Jordan is listed by Legal 500 as a recommended lawyer in their Dispute Resolution: Securities Plaintiff rankings.
Representative Matters
- Federal Housing Finance Agency v. Nomura, et al.: Served as trial counsel in a one-month trial in the Southern District of New York, in which the Federal Housing Finance Agency obtained an $800 million judgment, as well as attorneys’ fees, from Nomura and RBS based on findings that the investment banks had made false statements to Fannie Mae and Freddie Mac in offering materials for residential mortgage-backed securities (RMBS).
- Other Federal Housing Finance Agency litigations: In the Southern District of New York, District of Connecticut, and Central District of California, represented the Federal Housing Finance Agency in obtaining $25 billion in settlements from Bank of America, Barclays, Citigroup, Credit Suisse, Countrywide, Deutsche Bank, First Horizon, Goldman Sachs, HSBC, JPMorgan, Merrill Lynch, RBS, and UBS, an amount far in excess of what prosecutors and regulators had obtained.
- Mudrick Capital Management, L.P. v. Globalstar, Inc.: At trial in the Delaware Court of Chancery, represented the plaintiff in seeking the defendant’s books and records, including e-mails, pursuant to Section 220 of Delaware’s General Corporation Law to investigate an allegedly unfair merger initiated by the defendant’s controlling shareholder. In an order adopting many of our factual allegations regarding the proposed merger, the defendant was ordered to produce corporate books and records, including e-mails, from the defendant’s CEO, the general counsel, and the chair of the special committee that had approved the merger. One day after this ruling, the challenged merger was called off.
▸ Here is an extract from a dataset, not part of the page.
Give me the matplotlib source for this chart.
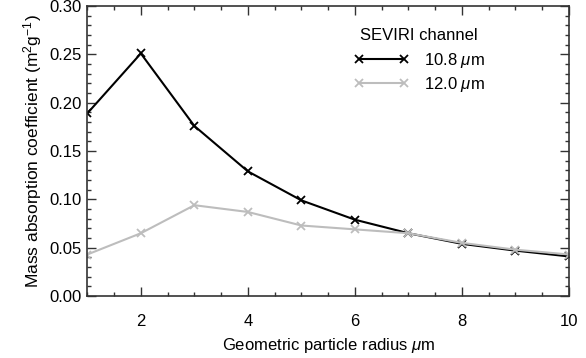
import matplotlib
matplotlib.use('Agg')
import matplotlib.pyplot as plt
from matplotlib.ticker import MultipleLocator

plt.rcParams['font.family'] = ['Liberation Sans', 'DejaVu Sans']
plt.rcParams['mathtext.fontset'] = 'custom'
plt.rcParams['mathtext.rm'] = 'Liberation Sans'
plt.rcParams['mathtext.it'] = 'Liberation Sans:italic'

# данные: радиус частицы и коэффициенты поглощения
radius = [1, 2, 3, 4, 5, 6, 7, 8, 9, 10]
k_108 = [0.189, 0.251, 0.176, 0.129, 0.099, 0.079, 0.065, 0.054, 0.047, 0.041]
k_120 = [0.043, 0.065, 0.094, 0.087, 0.073, 0.069, 0.065, 0.055, 0.048, 0.043]
labels = [r'10.8 $\mu$m', r'12.0 $\mu$m']

fig, ax = plt.subplots(figsize=(5.86, 3.58), dpi=100)
plt.subplots_adjust(left=0.149, right=0.971, top=0.983, bottom=0.173)

ax.plot(radius, k_108, color='black', lw=1.5, marker='x', ms=6, mew=1.3, label=labels[0])
ax.plot(radius, k_120, color='#bdbdbd', lw=1.5, marker='x', ms=6, mew=1.3, label=labels[1])

ax.set_xlim(1, 10)
ax.set_ylim(0, 0.30)
ax.xaxis.set_major_locator(MultipleLocator(2))
ax.xaxis.set_minor_locator(MultipleLocator(0.5))
ax.yaxis.set_major_locator(MultipleLocator(0.05))
ax.yaxis.set_minor_locator(MultipleLocator(0.01))
ax.yaxis.set_major_formatter(plt.FormatStrFormatter('%.2f'))

ax.tick_params(which='both', direction='in', top=True, right=True, width=1.0, color='#333333')
ax.tick_params(which='major', length=6.5, labelsize=12)
ax.tick_params(which='minor', length=3.2)
ax.tick_params(axis='x', which='major', pad=13)
ax.tick_params(axis='y', which='major', pad=4)
for s in ax.spines.values():
    s.set_linewidth(1.2)
    s.set_color('#333333')

ax.set_xlabel(r'Geometric particle radius $\mu$m', fontsize=12, labelpad=5)
ax.set_ylabel(r'Mass absorption coefficient (m$^2$g$^{-1}$)', fontsize=12.5, labelpad=4)

leg = ax.legend(title='SEVIRI channel', loc='upper left', bbox_to_anchor=(0.553, 0.925),
                frameon=False, fontsize=12, title_fontsize=12, numpoints=2,
                handlelength=3.3, handletextpad=0.9, labelspacing=0.3,
                borderpad=0, borderaxespad=0)
leg._legend_box.sep = 6

plt.savefig('out.png', dpi=100)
- Frontline, Ltd. v. DHT Holdings, Inc.: In parallel proceedings in New York and the Marshall Islands, represented Frontline in its attempted takeover of DHT Holdings. Frontline sought to force DHT’s board of directors, based on their Revlon and Unocal duties, to redeem a poison pill and remove other entrenchment measures that the DHT board had allegedly enacted to deter bidders.
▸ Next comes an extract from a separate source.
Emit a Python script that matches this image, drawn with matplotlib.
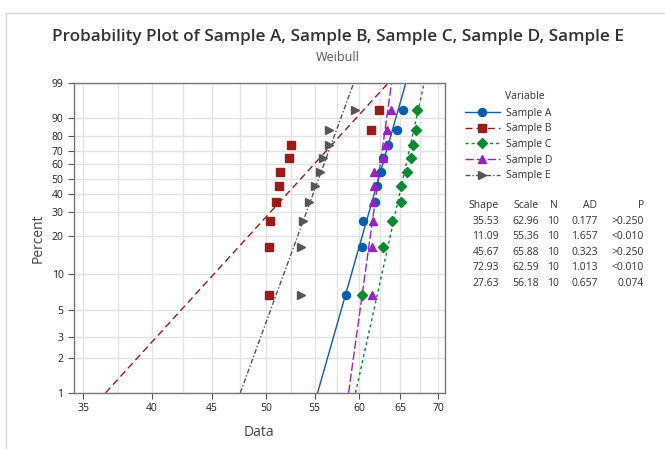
import numpy as np
import matplotlib
matplotlib.use('Agg')
import matplotlib.pyplot as plt
from matplotlib.lines import Line2D
from matplotlib.ticker import NullFormatter, FixedFormatter

plt.rcParams['font.family'] = ['Open Sans', 'DejaVu Sans']

# plotting positions (median ranks, percent) shared by all samples
pct = [6.73, 16.35, 25.96, 35.58, 45.19, 54.81, 64.42, 74.04, 83.65, 93.27]

# sample data
sample_a = [58.45, 60.31, 60.39, 61.83, 62.10, 62.55, 62.90, 63.50, 64.55, 65.38]
sample_b = [50.29, 50.29, 50.39, 50.96, 51.32, 51.41, 52.33, 52.47, 61.42, 62.38]
sample_c = [60.35, 62.87, 63.98, 65.04, 65.04, 65.81, 66.40, 66.65, 67.05, 67.10]
sample_d = [61.53, 61.53, 61.66, 61.66, 61.70, 61.72, 62.80, 63.26, 63.30, 63.82]
sample_e = [53.51, 53.51, 53.72, 54.35, 55.05, 55.53, 55.85, 56.58, 56.58, 59.52]

names = ['Sample A', 'Sample B', 'Sample C', 'Sample D', 'Sample E']
shape = [35.53, 11.09, 45.67, 72.93, 27.63]
scale = [62.96, 55.36, 65.88, 62.59, 56.18]
n_obs = [10, 10, 10, 10, 10]
ad = ['0.177', '1.657', '0.323', '1.013', '0.657']
pval = ['>0.250', '<0.010', '>0.250', '<0.010', '0.074']

x_ticks = [35, 40, 45, 50, 55, 60, 65, 70]
x_minor = [37.5, 42.5, 47.5, 52.5, 57.5, 62.5, 67.5]
y_ticks = [1, 2, 3, 5, 10, 20, 30, 40, 50, 60, 70, 80, 90, 99]

colors = ['#0A5DAD', '#9B1B1B', '#0A8A30', '#9B22C2', '#555555']
markers = ['o', 's', 'D', '^', '>']
msizes = [5.8, 5.3, 5.3, 5.8, 5.8]
dashes = [None, (5, 3), (2.2, 2.2), (6, 2), (3.5, 1.5, 1, 1.5)]


def weib_fwd(p):
    p = np.clip(np.asarray(p, dtype=float), 1e-6, 100 - 1e-6) / 100.0
    return np.log(-np.log(1 - p))


def weib_inv(w):
    return 100.0 * (1 - np.exp(-np.exp(w)))


W, H = 665, 449
fig = plt.figure(figsize=(6.65, 4.49), dpi=100)
ax = fig.add_axes([0.111, 0.125, 0.558, 0.691])
ax.set_xscale('log')
ax.set_yscale('function', functions=(weib_fwd, weib_inv))
ax.set_xlim(34.37, 70.92)
ax.set_ylim(1, 99)

samples = [sample_a, sample_b, sample_c, sample_d, sample_e]
p_line = np.linspace(1, 99, 400)
handles = []
for i, data in enumerate(samples):
    xl = scale[i] * (-np.log(1 - p_line / 100)) ** (1 / shape[i])
    ln, = ax.plot(xl, p_line, color=colors[i], lw=1)
    if dashes[i] is not None:
        ln.set_dashes(dashes[i])
    ax.plot(data, pct, linestyle='none', marker=markers[i], ms=msizes[i],
            color=colors[i], mec=colors[i], zorder=4)
    h = Line2D([0], [0], color=colors[i], lw=1, marker=markers[i],
               ms=msizes[i], mec=colors[i])
    if dashes[i] is not None:
        h.set_dashes(dashes[i])
    handles.append(h)

ax.set_xticks(x_ticks)
ax.xaxis.set_major_formatter(FixedFormatter([str(t) for t in x_ticks]))
ax.set_xticks(x_minor, minor=True)
ax.xaxis.set_minor_formatter(NullFormatter())
ax.set_yticks(y_ticks)
ax.set_yticklabels([str(t) for t in y_ticks])
ax.yaxis.set_minor_formatter(NullFormatter())
ax.tick_params(axis='x', which='minor', length=0)
ax.tick_params(which='major', length=4, color='#555555', labelsize=7.5,
               labelcolor='#222222', direction='out')
ax.grid(True, which='both', color='#E3E3E3', lw=1)
ax.set_axisbelow(True)
for s in ax.spines.values():
    s.set_color('#777777')
    s.set_linewidth(1)

ax.set_xlabel('Data', fontsize=10, color='#444444', labelpad=8)
ax.set_ylabel('Percent', fontsize=10, color='#444444', labelpad=4)

fig.text(0.508, 0.918, 'Probability Plot of Sample A, Sample B, Sample C, Sample D, Sample E',
         ha='center', va='center', fontsize=12.3, fontweight='semibold', color='#333333')
fig.text(0.508, 0.873, 'Weibull', ha='center', va='center', fontsize=9, color='#555555')

fig.text(505 / W, 1 - 96.7 / H, 'Variable', ha='left', va='center',
         fontsize=7.5, color='#333333')
leg = fig.legend(handles, names, loc='upper left', bbox_to_anchor=(461 / W, 1 - 103.5 / H),
                 frameon=False, fontsize=7.5, handlelength=3.3, handletextpad=0.6,
                 labelspacing=0.45, borderaxespad=0)
for t in leg.get_texts():
    t.set_color('#333333')

# statistics table
col_right = [499, 539, 559, 598, 644]
head_right = [499, 539, 558, 597, 644]
headers = ['Shape', 'Scale', 'N', 'AD', 'P']
row_y = [221, 236.7, 252.3, 267.7, 283.3]
for j, hd in enumerate(headers):
    fig.text(head_right[j] / W, 1 - 205.7 / H, hd, ha='right', va='center',
             fontsize=7.5, color='#333333')
for i in range(len(names)):
    vals = ['%.2f' % shape[i], '%.2f' % scale[i], str(n_obs[i]), ad[i], pval[i]]
    for j, v in enumerate(vals):
        fig.text(col_right[j] / W, 1 - row_y[i] / H, v, ha='right', va='center',
                 fontsize=7.5, color='#333333')

# window frame lines
fig.add_artist(Line2D([6 / W, 1], [1 - 13 / H, 1 - 13 / H], color='#D8D8D8', lw=1))
fig.add_artist(Line2D([6 / W, 6 / W], [0, 1 - 13 / H], color='#D8D8D8', lw=1))

fig.savefig('out.png', dpi=100)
- Assured Guaranty Municipal Corp. v. JPMorgan Chase Bank; Syncora Guarantee Inc. v. Jefferson County, Ala.: In the New York Supreme Court, defeated motions to dismiss the claims of two monoline insurers against JPMorgan and Jefferson County, Alabama in suits alleging fraud in connection with the procurement of municipal bond insurance and seeking hundreds of millions of dollars in damages for past and future claims payments.
- Kearny Investors S.A.R.L. v. Goldman Sachs & Co.: In the Southern District of New York, represented multiple KKR funds against Goldman Sachs and other investment banks based on alleged violations of federal and state securities laws arising from the issuance of SunEdison securities.
- An insurance company in tax refund litigation against the IRS/DOJ concerning billions of dollars in potential tax liability, which addressed the substance-over-form doctrine and whether the company was entitled to certain foreign tax credits it had claimed in cross-border financing transactions.
- Article 77 Proceedings re Countrywide and JPMorgan Settlements: In the New York Supreme Court, represented investor AIG in proceedings initiated by RMBS trustees over the distribution methodology of an $8.5 billion settlement with Bank of America and a $4.5 billion settlement with JPMorgan.
- MBIA Ins. Corp. v. Merrill Lynch, Pierce, Fenner & Smith, Inc.: In the New York Supreme Court, represented monoline insurer MBIA in obtaining a confidential settlement in a multi-billion-dollar action concerning credit default swaps and financial guaranties written by Merrill Lynch on CDOs.
- SemGroup adversary proceedings: In Delaware Bankruptcy Court, represented the SemGroup Litigation Trust, instituted following SemGroup’s bankruptcy, in obtaining a confidential settlement of claims against entities and individuals who allegedly orchestrated fraudulent transfers and breaches of fiduciary duties.
- In re Treasuries Securities Auction antitrust litigation: In the Southern District of New York, served as co-lead class action counsel in a suit alleging violations of the Sherman Antitrust Act based on collusion by Goldman Sachs, JPMorgan, Bank of America, and market participants in the $14 trillion primary and secondary markets for the U.S. Treasury.
- Represented a CEO in an employment dispute. Obtained a seven-figure settlement without initiating litigation.
- Crypto-asset investors: Represented the investors in 13 class actions in the Southern District of New York against five of the world’s major crypto-asset exchanges and seven digital token issuers, which allegedly offered and sold billions of dollars of unregistered digital tokens and other financial instruments to investors in violation of federal and state law.
- Represented mutual fund shareholders who purchased, sold, or liquidated mutual fund shares managed by Allianz Global Investors U.S. LLC’s Structured Property Groups from January 1, 2015 to December 31, 2020, securing a $145 million settlement. The suit alleged that, instead of managing the Mutual Funds as represented, AllianzGI prioritized returns over risk management in ways that were fundamentally inconsistent with AllianzGI’s representations concerning the Mutual Funds Principal Investment Strategies. Selendy Gay Elsberg was co-lead counsel with Silver Golub & Teitell and Bernstein Litowitz Berger & Grossman.
Jordan earned his J.D., magna cum laude, from Harvard Law School and his M.B.A. with honors from Harvard Business School. He clerked for the Honorable Alex Kozinski of the U.S. Court of Appeals for the Ninth Circuit. Jordan subsequently served in the U.S. Department of Justice, first in the Office of Legal Counsel, advising on a range of sensitive criminal and civil matters, and then as Special Counsel to the Assistant Attorney General of the National Security Division, supervising and acting as trial and appellate counsel in multiple high-profile trials and proceedings.
Affiliations & Community Involvement
Jordan is a member of the New York City Bar’s Litigation Funding Working Group, and the chair of its disclosure subcommittee.